-------- Dataset section
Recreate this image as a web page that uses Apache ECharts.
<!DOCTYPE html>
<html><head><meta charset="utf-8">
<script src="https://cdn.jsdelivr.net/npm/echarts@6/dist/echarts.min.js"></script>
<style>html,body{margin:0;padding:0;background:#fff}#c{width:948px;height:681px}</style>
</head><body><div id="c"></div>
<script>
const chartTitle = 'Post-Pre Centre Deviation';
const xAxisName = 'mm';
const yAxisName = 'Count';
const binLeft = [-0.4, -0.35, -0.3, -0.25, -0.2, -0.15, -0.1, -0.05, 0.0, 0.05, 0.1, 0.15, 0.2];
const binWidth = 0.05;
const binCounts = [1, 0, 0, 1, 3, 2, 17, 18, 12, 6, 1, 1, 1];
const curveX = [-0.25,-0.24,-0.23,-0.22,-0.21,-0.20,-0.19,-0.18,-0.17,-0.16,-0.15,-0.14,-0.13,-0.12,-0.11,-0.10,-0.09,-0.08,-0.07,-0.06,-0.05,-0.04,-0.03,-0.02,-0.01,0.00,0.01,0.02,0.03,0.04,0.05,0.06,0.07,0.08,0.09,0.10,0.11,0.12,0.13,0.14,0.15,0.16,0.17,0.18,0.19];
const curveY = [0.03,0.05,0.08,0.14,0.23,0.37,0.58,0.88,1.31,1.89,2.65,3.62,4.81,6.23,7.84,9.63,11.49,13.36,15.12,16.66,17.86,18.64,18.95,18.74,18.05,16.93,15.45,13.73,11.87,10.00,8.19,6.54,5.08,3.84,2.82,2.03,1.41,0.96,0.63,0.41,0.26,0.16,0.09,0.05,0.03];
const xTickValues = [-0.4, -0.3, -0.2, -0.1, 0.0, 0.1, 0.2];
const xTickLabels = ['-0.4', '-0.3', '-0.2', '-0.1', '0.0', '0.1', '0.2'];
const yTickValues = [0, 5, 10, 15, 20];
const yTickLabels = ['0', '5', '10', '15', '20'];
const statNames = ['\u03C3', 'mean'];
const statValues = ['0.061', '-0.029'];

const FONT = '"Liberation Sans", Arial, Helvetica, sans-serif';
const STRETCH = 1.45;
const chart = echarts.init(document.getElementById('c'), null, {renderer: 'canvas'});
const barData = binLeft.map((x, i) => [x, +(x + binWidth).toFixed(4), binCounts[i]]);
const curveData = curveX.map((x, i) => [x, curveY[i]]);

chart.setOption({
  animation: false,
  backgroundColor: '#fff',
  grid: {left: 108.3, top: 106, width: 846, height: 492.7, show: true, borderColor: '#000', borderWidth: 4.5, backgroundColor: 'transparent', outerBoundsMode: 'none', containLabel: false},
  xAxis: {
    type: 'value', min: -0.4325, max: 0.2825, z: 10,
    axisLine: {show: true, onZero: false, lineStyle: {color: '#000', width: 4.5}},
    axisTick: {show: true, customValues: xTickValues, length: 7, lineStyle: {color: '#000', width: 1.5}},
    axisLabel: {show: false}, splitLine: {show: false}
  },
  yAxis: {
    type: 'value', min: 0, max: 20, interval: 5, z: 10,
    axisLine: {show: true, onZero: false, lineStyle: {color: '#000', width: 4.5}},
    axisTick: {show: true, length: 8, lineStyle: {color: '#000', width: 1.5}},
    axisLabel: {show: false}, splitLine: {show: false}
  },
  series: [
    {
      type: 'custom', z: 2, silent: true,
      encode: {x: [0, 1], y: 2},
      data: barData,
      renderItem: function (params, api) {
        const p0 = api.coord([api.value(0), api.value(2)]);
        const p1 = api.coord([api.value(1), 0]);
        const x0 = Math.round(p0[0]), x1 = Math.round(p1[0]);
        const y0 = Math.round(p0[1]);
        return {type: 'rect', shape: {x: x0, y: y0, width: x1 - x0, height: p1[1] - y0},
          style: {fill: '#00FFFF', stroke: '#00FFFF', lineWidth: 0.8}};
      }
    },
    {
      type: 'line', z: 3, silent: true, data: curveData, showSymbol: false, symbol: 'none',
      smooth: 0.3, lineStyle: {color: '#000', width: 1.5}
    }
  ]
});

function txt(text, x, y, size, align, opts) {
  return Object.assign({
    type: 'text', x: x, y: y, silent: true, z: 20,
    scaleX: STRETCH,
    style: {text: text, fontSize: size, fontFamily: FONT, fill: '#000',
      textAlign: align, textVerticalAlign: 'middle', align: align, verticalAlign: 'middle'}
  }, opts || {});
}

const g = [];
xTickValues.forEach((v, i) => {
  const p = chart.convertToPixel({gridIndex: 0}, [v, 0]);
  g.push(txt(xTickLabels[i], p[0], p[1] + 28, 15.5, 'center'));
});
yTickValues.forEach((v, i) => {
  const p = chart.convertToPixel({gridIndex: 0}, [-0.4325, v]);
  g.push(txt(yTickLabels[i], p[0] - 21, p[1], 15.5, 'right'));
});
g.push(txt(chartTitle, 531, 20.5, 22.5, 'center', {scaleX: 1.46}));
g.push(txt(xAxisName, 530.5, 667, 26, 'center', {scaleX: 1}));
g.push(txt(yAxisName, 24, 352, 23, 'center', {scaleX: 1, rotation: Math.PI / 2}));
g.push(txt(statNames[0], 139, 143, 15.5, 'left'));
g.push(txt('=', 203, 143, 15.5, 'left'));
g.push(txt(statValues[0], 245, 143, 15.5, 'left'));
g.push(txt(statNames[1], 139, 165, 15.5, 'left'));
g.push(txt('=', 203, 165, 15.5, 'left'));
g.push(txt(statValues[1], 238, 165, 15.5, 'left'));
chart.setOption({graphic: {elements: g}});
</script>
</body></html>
----------------
*Problem description:*
The required output is the exact run of lines from the beginning of the listing above to the line that contains "const statValues = ['0.061', '-0.029'];", inclusive of both.

*Output of the exercise:*
Recreate this image as a web page that uses Apache ECharts.
<!DOCTYPE html>
<html><head><meta charset="utf-8">
<script src="https://cdn.jsdelivr.net/npm/echarts@6/dist/echarts.min.js"></script>
<style>html,body{margin:0;padding:0;background:#fff}#c{width:948px;height:681px}</style>
</head><body><div id="c"></div>
<script>
const chartTitle = 'Post-Pre Centre Deviation';
const xAxisName = 'mm';
const yAxisName = 'Count';
const binLeft = [-0.4, -0.35, -0.3, -0.25, -0.2, -0.15, -0.1, -0.05, 0.0, 0.05, 0.1, 0.15, 0.2];
const binWidth = 0.05;
const binCounts = [1, 0, 0, 1, 3, 2, 17, 18, 12, 6, 1, 1, 1];
const curveX = [-0.25,-0.24,-0.23,-0.22,-0.21,-0.20,-0.19,-0.18,-0.17,-0.16,-0.15,-0.14,-0.13,-0.12,-0.11,-0.10,-0.09,-0.08,-0.07,-0.06,-0.05,-0.04,-0.03,-0.02,-0.01,0.00,0.01,0.02,0.03,0.04,0.05,0.06,0.07,0.08,0.09,0.10,0.11,0.12,0.13,0.14,0.15,0.16,0.17,0.18,0.19];
const curveY = [0.03,0.05,0.08,0.14,0.23,0.37,0.58,0.88,1.31,1.89,2.65,3.62,4.81,6.23,7.84,9.63,11.49,13.36,15.12,16.66,17.86,18.64,18.95,18.74,18.05,16.93,15.45,13.73,11.87,10.00,8.19,6.54,5.08,3.84,2.82,2.03,1.41,0.96,0.63,0.41,0.26,0.16,0.09,0.05,0.03];
const xTickValues = [-0.4, -0.3, -0.2, -0.1, 0.0, 0.1, 0.2];
const xTickLabels = ['-0.4', '-0.3', '-0.2', '-0.1', '0.0', '0.1', '0.2'];
const yTickValues = [0, 5, 10, 15, 20];
const yTickLabels = ['0', '5', '10', '15', '20'];
const statNames = ['\u03C3', 'mean'];
const statValues = ['0.061', '-0.029'];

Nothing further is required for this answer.